◆ Exercise prompt: Restate the listing below word for word, omitting any images.
━━━━
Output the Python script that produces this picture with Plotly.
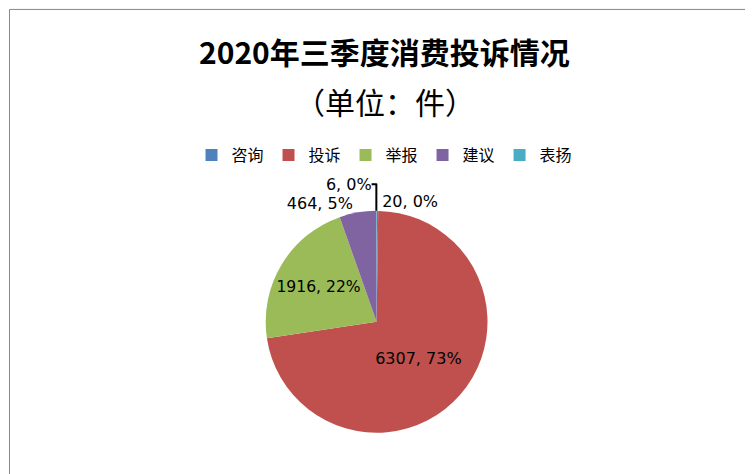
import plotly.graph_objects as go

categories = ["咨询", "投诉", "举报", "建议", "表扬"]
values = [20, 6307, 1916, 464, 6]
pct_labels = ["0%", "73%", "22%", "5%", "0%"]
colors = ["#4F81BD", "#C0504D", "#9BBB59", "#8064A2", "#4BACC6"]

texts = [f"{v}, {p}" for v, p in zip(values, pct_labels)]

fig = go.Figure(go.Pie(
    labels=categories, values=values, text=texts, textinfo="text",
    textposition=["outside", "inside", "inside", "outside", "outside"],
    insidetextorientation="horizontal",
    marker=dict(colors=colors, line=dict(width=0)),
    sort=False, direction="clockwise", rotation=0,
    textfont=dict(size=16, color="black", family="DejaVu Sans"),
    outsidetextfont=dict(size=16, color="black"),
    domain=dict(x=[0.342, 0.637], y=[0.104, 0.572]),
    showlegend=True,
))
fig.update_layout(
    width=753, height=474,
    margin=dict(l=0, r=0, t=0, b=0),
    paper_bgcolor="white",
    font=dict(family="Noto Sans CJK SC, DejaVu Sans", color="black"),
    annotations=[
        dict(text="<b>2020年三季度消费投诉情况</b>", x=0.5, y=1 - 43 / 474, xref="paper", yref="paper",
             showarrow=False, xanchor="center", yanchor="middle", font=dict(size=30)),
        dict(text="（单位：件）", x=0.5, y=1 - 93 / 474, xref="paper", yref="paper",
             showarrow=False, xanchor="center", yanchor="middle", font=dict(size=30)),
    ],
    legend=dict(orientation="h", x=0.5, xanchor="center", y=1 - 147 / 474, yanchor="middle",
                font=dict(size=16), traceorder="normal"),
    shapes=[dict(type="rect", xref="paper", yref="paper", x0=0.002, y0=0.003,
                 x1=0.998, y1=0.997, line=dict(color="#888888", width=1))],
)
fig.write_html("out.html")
━━━━
◆ Correct result:
Output the Python script that produces this picture with Plotly.
import plotly.graph_objects as go

categories = ["咨询", "投诉", "举报", "建议", "表扬"]
values = [20, 6307, 1916, 464, 6]
pct_labels = ["0%", "73%", "22%", "5%", "0%"]
colors = ["#4F81BD", "#C0504D", "#9BBB59", "#8064A2", "#4BACC6"]

texts = [f"{v}, {p}" for v, p in zip(values, pct_labels)]

fig = go.Figure(go.Pie(
    labels=categories, values=values, text=texts, textinfo="text",
    textposition=["outside", "inside", "inside", "outside", "outside"],
    insidetextorientation="horizontal",
    marker=dict(colors=colors, line=dict(width=0)),
    sort=False, direction="clockwise", rotation=0,
    textfont=dict(size=16, color="black", family="DejaVu Sans"),
    outsidetextfont=dict(size=16, color="black"),
    domain=dict(x=[0.342, 0.637], y=[0.104, 0.572]),
    showlegend=True,
))
fig.update_layout(
    width=753, height=474,
    margin=dict(l=0, r=0, t=0, b=0),
    paper_bgcolor="white",
    font=dict(family="Noto Sans CJK SC, DejaVu Sans", color="black"),
    annotations=[
        dict(text="<b>2020年三季度消费投诉情况</b>", x=0.5, y=1 - 43 / 474, xref="paper", yref="paper",
             showarrow=False, xanchor="center", yanchor="middle", font=dict(size=30)),
        dict(text="（单位：件）", x=0.5, y=1 - 93 / 474, xref="paper", yref="paper",
             showarrow=False, xanchor="center", yanchor="middle", font=dict(size=30)),
    ],
    legend=dict(orientation="h", x=0.5, xanchor="center", y=1 - 147 / 474, yanchor="middle",
                font=dict(size=16), traceorder="normal"),
    shapes=[dict(type="rect", xref="paper", yref="paper", x0=0.002, y0=0.003,
                 x1=0.998, y1=0.997, line=dict(color="#888888", width=1))],
)
fig.write_html("out.html")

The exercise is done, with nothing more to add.